Ohne – man verzeihe mir die Floskel – das Genre neu zu erfinden, gelingt ihnen mit Hearthstone ein Spiel, welches zwar leicht zu erlernen ist, aber genug taktische Tiefe besitzt um viele Stunden zu investieren und so die eigenen Strategien und den eigenen Spielstil zu perfektionieren. Das Sammeln der Karten und das Basteln von neuen Decks, lässt sich dabei am ehesten mit der Jagd nach neuen Rüstungen oder Waffen und dem Ausklügeln der passenden Charakter-Skillung in einem Diablo oder World Of Warcraft vergleichen. Schön ist auch, dass sich in den Decks sogar teilweise die verschiedenen Talentbäume aus letzterem wiederfinden lassen. Während ein Jäger-Deck mit vielen Kreaturen z.B. dem Spielstil eines Beastmasters entspräche, fühlt sich der Einsatz von Fallen eher nach einem Survival-Hunter an. Ein Priester der von Grund aus eigentlich auf Heilung setzt, lässt sich mit der richtigen Kartenwahl in einen todbringenden Schattenpriester verwandeln.
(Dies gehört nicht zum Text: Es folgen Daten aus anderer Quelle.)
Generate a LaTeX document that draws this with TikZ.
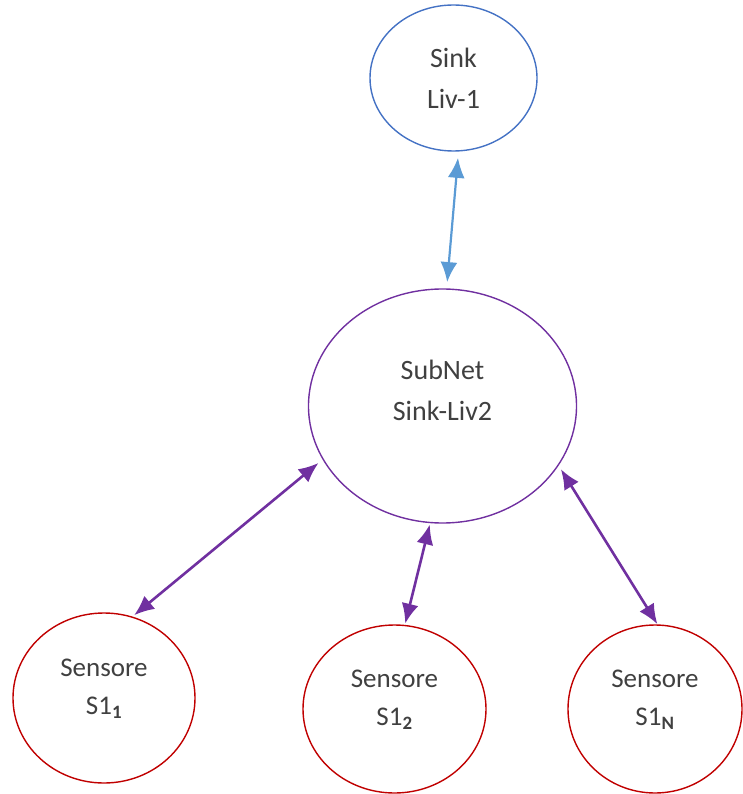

Mit Hearthstone hat Blizzard ein Free-To-Play-Spiel in den Startlöchern, das nicht nur Kartenspiel-Veteranen Spaß bereiten wird, sondern sich auch perfekt für GelegenheitsspielerInnen eignet. Zwar wird es für zahlungswillige Menschen ein bisschen schneller gehen viele Decks aufzubauen, doch gewinnen tut hier letztlich der, der die passende Taktik hat und die richtigen Entscheidungen im richtigen Moment trifft. Mit zwei verschiedenen Spielmodi gibt es genug Motivation jeden Tag ein bisschen Zeit zu investieren und die vielen Streams und YouTube-Videos lassen jetzt schon darauf schließen, dass sich dieser Titel auch bei vielen eSport-Fans durchsetzen wird. Sicherlich gibt es in der Beta noch einige Kinderkrankheiten, doch die werden bis zum Release, für das es noch kein Datum gibt, garantiert noch ausgebessert werden. Erscheinen wird »Hearthstone: Heroes Of Warcraft« für Windows und Mac, aber auch mobil für iOS und Android.